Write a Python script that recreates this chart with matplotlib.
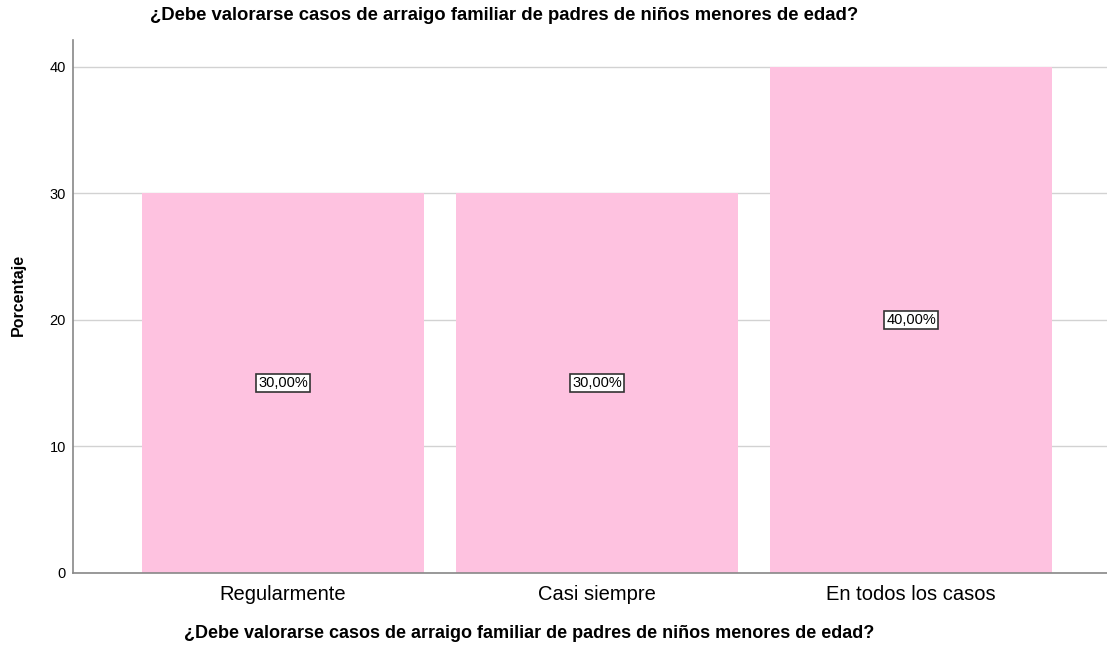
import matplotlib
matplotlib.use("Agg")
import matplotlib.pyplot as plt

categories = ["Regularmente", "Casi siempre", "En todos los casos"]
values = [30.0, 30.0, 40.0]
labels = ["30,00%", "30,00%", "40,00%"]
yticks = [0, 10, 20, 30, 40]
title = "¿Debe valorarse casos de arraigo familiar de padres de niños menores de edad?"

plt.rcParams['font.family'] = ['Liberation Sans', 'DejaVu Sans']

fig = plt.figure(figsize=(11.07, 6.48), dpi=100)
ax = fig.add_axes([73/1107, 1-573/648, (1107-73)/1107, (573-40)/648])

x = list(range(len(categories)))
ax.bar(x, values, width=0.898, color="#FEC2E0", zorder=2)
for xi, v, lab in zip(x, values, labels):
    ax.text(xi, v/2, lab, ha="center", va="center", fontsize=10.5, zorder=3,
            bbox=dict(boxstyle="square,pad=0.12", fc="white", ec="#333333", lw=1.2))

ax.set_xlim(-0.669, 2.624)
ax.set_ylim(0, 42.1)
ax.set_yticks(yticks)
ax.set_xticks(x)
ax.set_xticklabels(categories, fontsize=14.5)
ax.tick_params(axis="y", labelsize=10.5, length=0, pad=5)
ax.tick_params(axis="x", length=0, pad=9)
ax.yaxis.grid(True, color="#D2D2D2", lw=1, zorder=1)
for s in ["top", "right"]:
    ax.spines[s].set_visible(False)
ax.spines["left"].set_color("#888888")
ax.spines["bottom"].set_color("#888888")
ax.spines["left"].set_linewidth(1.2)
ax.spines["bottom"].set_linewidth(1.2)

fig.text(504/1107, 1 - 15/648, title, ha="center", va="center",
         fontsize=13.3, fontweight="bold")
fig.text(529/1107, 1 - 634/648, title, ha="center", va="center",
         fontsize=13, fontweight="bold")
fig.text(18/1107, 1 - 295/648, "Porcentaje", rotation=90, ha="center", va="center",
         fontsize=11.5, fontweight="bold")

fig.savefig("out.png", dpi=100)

* [Task instructions]:
Working from the material above, transcribe it exactly while omitting pictures.

* [Task result]:
Write a Python script that recreates this chart with matplotlib.
import matplotlib
matplotlib.use("Agg")
import matplotlib.pyplot as plt

categories = ["Regularmente", "Casi siempre", "En todos los casos"]
values = [30.0, 30.0, 40.0]
labels = ["30,00%", "30,00%", "40,00%"]
yticks = [0, 10, 20, 30, 40]
title = "¿Debe valorarse casos de arraigo familiar de padres de niños menores de edad?"

plt.rcParams['font.family'] = ['Liberation Sans', 'DejaVu Sans']

fig = plt.figure(figsize=(11.07, 6.48), dpi=100)
ax = fig.add_axes([73/1107, 1-573/648, (1107-73)/1107, (573-40)/648])

x = list(range(len(categories)))
ax.bar(x, values, width=0.898, color="#FEC2E0", zorder=2)
for xi, v, lab in zip(x, values, labels):
    ax.text(xi, v/2, lab, ha="center", va="center", fontsize=10.5, zorder=3,
            bbox=dict(boxstyle="square,pad=0.12", fc="white", ec="#333333", lw=1.2))

ax.set_xlim(-0.669, 2.624)
ax.set_ylim(0, 42.1)
ax.set_yticks(yticks)
ax.set_xticks(x)
ax.set_xticklabels(categories, fontsize=14.5)
ax.tick_params(axis="y", labelsize=10.5, length=0, pad=5)
ax.tick_params(axis="x", length=0, pad=9)
ax.yaxis.grid(True, color="#D2D2D2", lw=1, zorder=1)
for s in ["top", "right"]:
    ax.spines[s].set_visible(False)
ax.spines["left"].set_color("#888888")
ax.spines["bottom"].set_color("#888888")
ax.spines["left"].set_linewidth(1.2)
ax.spines["bottom"].set_linewidth(1.2)

fig.text(504/1107, 1 - 15/648, title, ha="center", va="center",
         fontsize=13.3, fontweight="bold")
fig.text(529/1107, 1 - 634/648, title, ha="center", va="center",
         fontsize=13, fontweight="bold")
fig.text(18/1107, 1 - 295/648, "Porcentaje", rotation=90, ha="center", va="center",
         fontsize=11.5, fontweight="bold")

fig.savefig("out.png", dpi=100)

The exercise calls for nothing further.